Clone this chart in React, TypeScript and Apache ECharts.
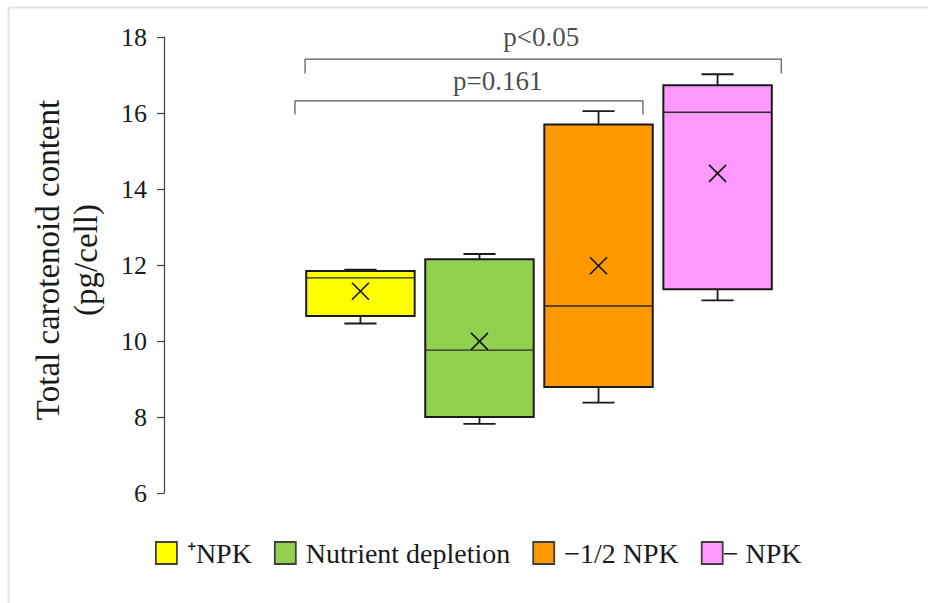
import React, { useEffect, useRef } from "react";
import * as echarts from "echarts";

const categories = ["⁺NPK", "Nutrient depletion", "−1/2 NPK", "− NPK"];
const whiskerLow = [10.46, 7.82, 8.38, 11.07];
const quartile1 = [10.66, 8.0, 8.79, 11.36];
const medians = [11.66, 9.76, 10.92, 16.02];
const quartile3 = [11.84, 12.15, 15.7, 16.73];
const whiskerHigh = [11.88, 12.29, 16.05, 17.02];
const means = [11.31, 9.99, 11.98, 14.41];
const boxColors = ["#FFFF00", "#92D050", "#FF9900", "#FF99FF"];

const bracketLabels = ["p=0.161", "p<0.05"];
const bracketFrom = [-0.55, -0.465];
const bracketTo = [2.373, 3.535];
const bracketTop = [16.32, 17.42];
const bracketFoot = [15.96, 17.04];
const bracketLabelX = [1.153, 1.518];
const bracketLabelY = [16.84, 18.0];

const yTicks = { min: 6, max: 18, interval: 2 };
const FONT = "'Liberation Serif', 'Times New Roman', serif";

export default function App() {
  const ref = useRef<HTMLDivElement>(null);
  useEffect(() => {
    document.body.style.margin = "0";
    const chart = echarts.init(ref.current!, undefined, { renderer: "svg" });

    const boxSeries = categories.map((name, i) => ({
      type: "custom",
      name,
      itemStyle: { color: boxColors[i] },
      data: [[i, whiskerLow[i], quartile1[i], medians[i], quartile3[i], whiskerHigh[i], means[i]]],
      renderItem: (params: any, api: any) => {
        const x = api.value(0);
        const lo = api.coord([x, api.value(1)]);
        const b1 = api.coord([x, api.value(2)]);
        const md = api.coord([x, api.value(3)]);
        const b3 = api.coord([x, api.value(4)]);
        const hi = api.coord([x, api.value(5)]);
        const mn = api.coord([x, api.value(6)]);
        const band = api.size([1, 0])[0];
        const bw = band * 0.911;
        const cap = band * 0.27;
        const cx = lo[0];
        const xs = 8.5;
        const stroke = "#1a1a1a";
        return {
          type: "group",
          children: [
            { type: "line", shape: { x1: cx, y1: b1[1], x2: cx, y2: lo[1] }, style: { stroke, lineWidth: 1.8 } },
            { type: "line", shape: { x1: cx - cap / 2, y1: lo[1], x2: cx + cap / 2, y2: lo[1] }, style: { stroke, lineWidth: 1.8 } },
            { type: "line", shape: { x1: cx, y1: b3[1], x2: cx, y2: hi[1] }, style: { stroke, lineWidth: 1.8 } },
            { type: "line", shape: { x1: cx - cap / 2, y1: hi[1], x2: cx + cap / 2, y2: hi[1] }, style: { stroke, lineWidth: 1.8 } },
            {
              type: "rect",
              shape: { x: cx - bw / 2, y: b3[1], width: bw, height: b1[1] - b3[1] },
              style: { fill: boxColors[i], stroke, lineWidth: 2 },
            },
            { type: "line", shape: { x1: cx - bw / 2, y1: md[1], x2: cx + bw / 2, y2: md[1] }, style: { stroke: "#2a2a2a", lineWidth: 1.4 } },
            { type: "line", shape: { x1: cx - xs, y1: mn[1] - xs, x2: cx + xs, y2: mn[1] + xs }, style: { stroke: "#111", lineWidth: 1.6 } },
            { type: "line", shape: { x1: cx - xs, y1: mn[1] + xs, x2: cx + xs, y2: mn[1] - xs }, style: { stroke: "#111", lineWidth: 1.6 } },
          ],
        };
      },
    }));

    const bracketSeries = bracketLabels.map((name, k) => ({
      type: "line",
      name: "bracket" + k,
      silent: true,
      symbol: "none",
      clip: false,
      lineStyle: { color: "#555", width: 1.2 },
      data: [
        [bracketFrom[k], bracketFoot[k]],
        [bracketFrom[k], bracketTop[k]],
        [bracketTo[k], bracketTop[k]],
        [bracketTo[k], bracketFoot[k]],
      ],
    }));

    const labelSeries = {
      type: "scatter",
      name: "pvalues",
      silent: true,
      symbolSize: 0,
      clip: false,
      data: bracketLabels.map((t, k) => ({ value: [bracketLabelX[k], bracketLabelY[k]], name: t })),
      label: {
        show: true,
        position: "inside",
        formatter: (p: any) => p.name,
        fontFamily: FONT,
        fontSize: 27,
        color: "#1a1a1a",
      },
    };

    chart.setOption({
      animation: false,
      grid: { left: 164, right: 14, top: 37, bottom: 110 },
      xAxis: { type: "value", min: -1.65, max: 4.65, show: false },
      yAxis: {
        type: "value",
        min: yTicks.min,
        max: yTicks.max,
        interval: yTicks.interval,
        axisLine: { show: true, onZero: false, lineStyle: { color: "#404040", width: 1.2 } },
        axisTick: { show: true, length: 7, lineStyle: { color: "#404040", width: 1.2 } },
        axisLabel: { fontFamily: FONT, fontSize: 26, color: "#1a1a1a", margin: 17 },
        splitLine: { show: false },
      },
      legend: {
        left: 155,
        top: 539,
        padding: 0,
        itemWidth: 21,
        itemHeight: 22,
        itemGap: 22,
        selectedMode: false,
        icon: "rect",
        itemStyle: { borderColor: "#404040", borderWidth: 1.8 },
        textStyle: { fontFamily: FONT, fontSize: 28, color: "#1a1a1a", padding: [0, 0, 0, 5] },
        data: categories.map((n, i) =>
          i === 3 ? { name: n, textStyle: { padding: [0, 0, 0, -5] } } : { name: n }
        ),
      },
      graphic: [
        {
          type: "text",
          x: 66.5,
          y: 260,
          rotation: Math.PI / 2,
          style: {
            text: "Total carotenoid content\n(pg/cell)",
            fontFamily: FONT,
            fontSize: 33,
            lineHeight: 38,
            fill: "#1a1a1a",
            align: "center",
            verticalAlign: "middle",
          },
        },
        { type: "line", shape: { x1: 8.5, y1: 7.5, x2: 928, y2: 7.5 }, style: { stroke: "#e2e2e2", lineWidth: 2 } },
        { type: "line", shape: { x1: 8.5, y1: 7.5, x2: 8.5, y2: 603 }, style: { stroke: "#e2e2e2", lineWidth: 2 } },
      ],
      series: [...boxSeries, ...bracketSeries, labelSeries],
    });
    return () => chart.dispose();
  }, []);
  return <div ref={ref} style={{ width: 928, height: 603 }} />;
}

-*-

Write out each line of the listing above, exactly, from its first line to the line holding "import * as", inclusive. Skip the pictures.

Clone this chart in React, TypeScript and Apache ECharts.
import React, { useEffect, useRef } from "react";
import * as echarts from "echarts";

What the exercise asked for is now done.